• [EXERCISE TASK] With the images removed, repeat the data below exactly.

• [COLLECTED MATERIAL]
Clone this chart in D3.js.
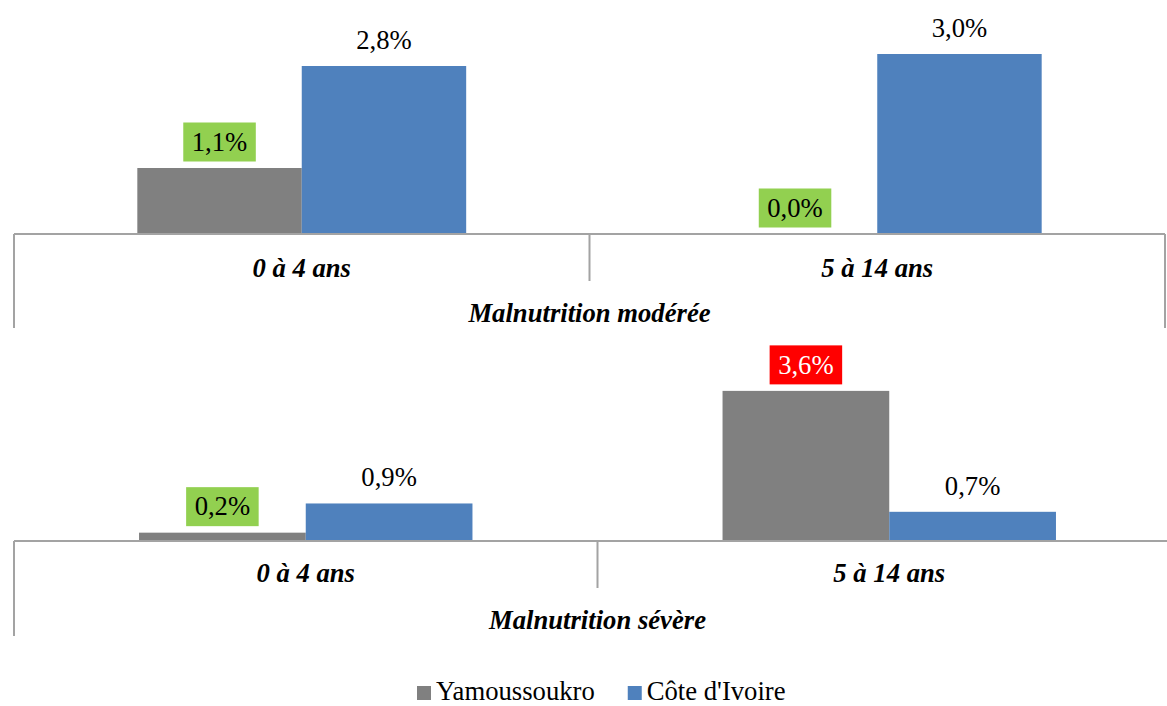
<!DOCTYPE html>
<html>
<head>
<meta charset="utf-8">
<script src="https://cdn.jsdelivr.net/npm/d3@7/dist/d3.min.js"></script>
<style>
  html, body { margin: 0; padding: 0; background: #fff; }
  svg { display: block; }
</style>
</head>
<body>
<svg id="chart" width="1167" height="706"></svg>
<script>
// Age groups and series
const ageGroups = ["0 à 4 ans", "5 à 14 ans"];
const seriesNames = ["Yamoussoukro", "Côte d'Ivoire"];

// Prevalence (%) — moderate malnutrition
const moderateYamoussoukro = [1.1, 0.0];
const moderateCoteIvoire = [2.8, 3.0];

// Prevalence (%) — severe malnutrition
const severeYamoussoukro = [0.2, 3.6];
const severeCoteIvoire = [0.9, 0.7];

const panelTitles = ["Malnutrition modérée", "Malnutrition sévère"];

// ---- drawing ----
const FONT = '"Liberation Serif"';
const FS = "26.67px";
const colors = { "Yamoussoukro": "#808080", "Côte d'Ivoire": "#4F81BD" };
const axisColor = "#A3A3A3";
const svg = d3.select("#chart");
const fmt = v => d3.format(".1f")(v).replace(".", ",") + "%";

const panels = [
  { title: panelTitles[0], yam: moderateYamoussoukro, ci: moderateCoteIvoire,
    x0: 14, x1: 1165, base: 234, yMax: 3.5, yTop: 24,
    tickEnd: 281, frameEnd: 328, catY: 268, titleY: 313 },
  { title: panelTitles[1], yam: severeYamoussoukro, ci: severeCoteIvoire,
    x0: 14, x1: 1181, base: 541, yMax: 4, yTop: 374.2,
    tickEnd: 588, frameEnd: 636, catY: 573, titleY: 620 }
];

panels.forEach(p => {
  const g = svg.append("g");
  const x = d3.scaleBand().domain(ageGroups).range([p.x0, p.x1]).paddingInner(0).paddingOuter(0);
  const xs = d3.scaleBand().domain(seriesNames).range([0, x.bandwidth()]).paddingInner(0).paddingOuter(0.75);
  const y = d3.scaleLinear().domain([0, p.yMax]).range([p.base, p.yTop]);

  const rows = [];
  ageGroups.forEach((a, i) => {
    rows.push({ age: a, series: seriesNames[0], value: p.yam[i], other: p.ci[i] });
    rows.push({ age: a, series: seriesNames[1], value: p.ci[i], other: p.yam[i] });
  });

  // bars
  g.selectAll("rect.bar").data(rows).join("rect")
    .attr("class", "bar")
    .attr("x", d => x(d.age) + xs(d.series))
    .attr("width", xs.bandwidth())
    .attr("y", d => y(d.value))
    .attr("height", d => y(0) - y(d.value))
    .attr("fill", d => colors[d.series]);

  // axis frame: baseline, outer edges and the divider between age groups
  g.append("line").attr("x1", p.x0).attr("x2", p.x1).attr("y1", p.base).attr("y2", p.base)
    .attr("stroke", axisColor).attr("stroke-width", 2);
  g.append("line").attr("x1", p.x0).attr("x2", p.x0).attr("y1", p.base).attr("y2", p.frameEnd)
    .attr("stroke", axisColor).attr("stroke-width", 2);
  g.append("line").attr("x1", p.x1).attr("x2", p.x1).attr("y1", p.base).attr("y2", p.frameEnd)
    .attr("stroke", axisColor).attr("stroke-width", 2);
  ageGroups.slice(1).forEach(a => {
    g.append("line").attr("x1", x(a)).attr("x2", x(a)).attr("y1", p.base).attr("y2", p.tickEnd)
      .attr("stroke", axisColor).attr("stroke-width", 2);
  });

  // category labels
  g.selectAll("text.cat").data(ageGroups).join("text")
    .attr("class", "cat")
    .style("font-family", FONT)
    .attr("x", d => x(d) + x.bandwidth() / 2)
    .attr("y", p.catY).attr("dy", "0.35em")
    .attr("text-anchor", "middle")
    .style("font-size", FS).style("font-weight", "bold").style("font-style", "italic")
    .text(d => d);

  // group title
  g.append("text")
    .style("font-family", FONT)
    .attr("x", (p.x0 + p.x1) / 2).attr("y", p.titleY).attr("dy", "0.35em")
    .attr("text-anchor", "middle")
    .style("font-size", FS).style("font-weight", "bold").style("font-style", "italic")
    .text(p.title);

  // value labels; Yamoussoukro labels are highlighted (red when above the national value)
  rows.forEach(d => {
    const cx = x(d.age) + xs(d.series) + xs.bandwidth() / 2;
    const cy = y(d.value) - 26;
    const lg = g.append("g");
    const highlighted = d.series === seriesNames[0];
    const worse = highlighted && d.value > d.other;
    const t = lg.append("text")
      .style("font-family", FONT)
      .attr("x", cx).attr("y", cy).attr("dy", "0.33em")
      .attr("text-anchor", "middle")
      .style("font-size", FS)
      .attr("fill", worse ? "#FFFFFF" : "#000000")
      .text(fmt(d.value));
    if (highlighted) {
      const bb = t.node().getBBox();
      lg.insert("rect", "text")
        .attr("x", cx - bb.width / 2 - 8.5).attr("width", bb.width + 17)
        .attr("y", cy - 19.5).attr("height", 39)
        .attr("fill", worse ? "#FF0000" : "#92D050");
    }
  });
});

// legend
const legend = svg.append("g").attr("transform", "translate(417, 700)");
let lx = 0;
seriesNames.forEach(s => {
  const item = legend.append("g").attr("transform", `translate(${lx},0)`);
  item.append("rect").attr("x", 0).attr("y", -14).attr("width", 14).attr("height", 14).attr("fill", colors[s]);
  const t = item.append("text").style("font-family", FONT).attr("x", 19).attr("y", 0)
    .style("font-size", FS).text(s);
  lx += 19 + t.node().getComputedTextLength() + 33;
});
</script>
</body>
</html>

• [TASK RESULT]
Clone this chart in D3.js.
<!DOCTYPE html>
<html>
<head>
<meta charset="utf-8">
<script src="https://cdn.jsdelivr.net/npm/d3@7/dist/d3.min.js"></script>
<style>
  html, body { margin: 0; padding: 0; background: #fff; }
  svg { display: block; }
</style>
</head>
<body>
<svg id="chart" width="1167" height="706"></svg>
<script>
// Age groups and series
const ageGroups = ["0 à 4 ans", "5 à 14 ans"];
const seriesNames = ["Yamoussoukro", "Côte d'Ivoire"];

// Prevalence (%) — moderate malnutrition
const moderateYamoussoukro = [1.1, 0.0];
const moderateCoteIvoire = [2.8, 3.0];

// Prevalence (%) — severe malnutrition
const severeYamoussoukro = [0.2, 3.6];
const severeCoteIvoire = [0.9, 0.7];

const panelTitles = ["Malnutrition modérée", "Malnutrition sévère"];

// ---- drawing ----
const FONT = '"Liberation Serif"';
const FS = "26.67px";
const colors = { "Yamoussoukro": "#808080", "Côte d'Ivoire": "#4F81BD" };
const axisColor = "#A3A3A3";
const svg = d3.select("#chart");
const fmt = v => d3.format(".1f")(v).replace(".", ",") + "%";

const panels = [
  { title: panelTitles[0], yam: moderateYamoussoukro, ci: moderateCoteIvoire,
    x0: 14, x1: 1165, base: 234, yMax: 3.5, yTop: 24,
    tickEnd: 281, frameEnd: 328, catY: 268, titleY: 313 },
  { title: panelTitles[1], yam: severeYamoussoukro, ci: severeCoteIvoire,
    x0: 14, x1: 1181, base: 541, yMax: 4, yTop: 374.2,
    tickEnd: 588, frameEnd: 636, catY: 573, titleY: 620 }
];

panels.forEach(p => {
  const g = svg.append("g");
  const x = d3.scaleBand().domain(ageGroups).range([p.x0, p.x1]).paddingInner(0).paddingOuter(0);
  const xs = d3.scaleBand().domain(seriesNames).range([0, x.bandwidth()]).paddingInner(0).paddingOuter(0.75);
  const y = d3.scaleLinear().domain([0, p.yMax]).range([p.base, p.yTop]);

  const rows = [];
  ageGroups.forEach((a, i) => {
    rows.push({ age: a, series: seriesNames[0], value: p.yam[i], other: p.ci[i] });
    rows.push({ age: a, series: seriesNames[1], value: p.ci[i], other: p.yam[i] });
  });

  // bars
  g.selectAll("rect.bar").data(rows).join("rect")
    .attr("class", "bar")
    .attr("x", d => x(d.age) + xs(d.series))
    .attr("width", xs.bandwidth())
    .attr("y", d => y(d.value))
    .attr("height", d => y(0) - y(d.value))
    .attr("fill", d => colors[d.series]);

  // axis frame: baseline, outer edges and the divider between age groups
  g.append("line").attr("x1", p.x0).attr("x2", p.x1).attr("y1", p.base).attr("y2", p.base)
    .attr("stroke", axisColor).attr("stroke-width", 2);
  g.append("line").attr("x1", p.x0).attr("x2", p.x0).attr("y1", p.base).attr("y2", p.frameEnd)
    .attr("stroke", axisColor).attr("stroke-width", 2);
  g.append("line").attr("x1", p.x1).attr("x2", p.x1).attr("y1", p.base).attr("y2", p.frameEnd)
    .attr("stroke", axisColor).attr("stroke-width", 2);
  ageGroups.slice(1).forEach(a => {
    g.append("line").attr("x1", x(a)).attr("x2", x(a)).attr("y1", p.base).attr("y2", p.tickEnd)
      .attr("stroke", axisColor).attr("stroke-width", 2);
  });

  // category labels
  g.selectAll("text.cat").data(ageGroups).join("text")
    .attr("class", "cat")
    .style("font-family", FONT)
    .attr("x", d => x(d) + x.bandwidth() / 2)
    .attr("y", p.catY).attr("dy", "0.35em")
    .attr("text-anchor", "middle")
    .style("font-size", FS).style("font-weight", "bold").style("font-style", "italic")
    .text(d => d);

  // group title
  g.append("text")
    .style("font-family", FONT)
    .attr("x", (p.x0 + p.x1) / 2).attr("y", p.titleY).attr("dy", "0.35em")
    .attr("text-anchor", "middle")
    .style("font-size", FS).style("font-weight", "bold").style("font-style", "italic")
    .text(p.title);

  // value labels; Yamoussoukro labels are highlighted (red when above the national value)
  rows.forEach(d => {
    const cx = x(d.age) + xs(d.series) + xs.bandwidth() / 2;
    const cy = y(d.value) - 26;
    const lg = g.append("g");
    const highlighted = d.series === seriesNames[0];
    const worse = highlighted && d.value > d.other;
    const t = lg.append("text")
      .style("font-family", FONT)
      .attr("x", cx).attr("y", cy).attr("dy", "0.33em")
      .attr("text-anchor", "middle")
      .style("font-size", FS)
      .attr("fill", worse ? "#FFFFFF" : "#000000")
      .text(fmt(d.value));
    if (highlighted) {
      const bb = t.node().getBBox();
      lg.insert("rect", "text")
        .attr("x", cx - bb.width / 2 - 8.5).attr("width", bb.width + 17)
        .attr("y", cy - 19.5).attr("height", 39)
        .attr("fill", worse ? "#FF0000" : "#92D050");
    }
  });
});

// legend
const legend = svg.append("g").attr("transform", "translate(417, 700)");
let lx = 0;
seriesNames.forEach(s => {
  const item = legend.append("g").attr("transform", `translate(${lx},0)`);
  item.append("rect").attr("x", 0).attr("y", -14).attr("width", 14).attr("height", 14).attr("fill", colors[s]);
  const t = item.append("text").style("font-family", FONT).attr("x", 19).attr("y", 0)
    .style("font-size", FS).text(s);
  lx += 19 + t.node().getComputedTextLength() + 33;
});
</script>
</body>
</html>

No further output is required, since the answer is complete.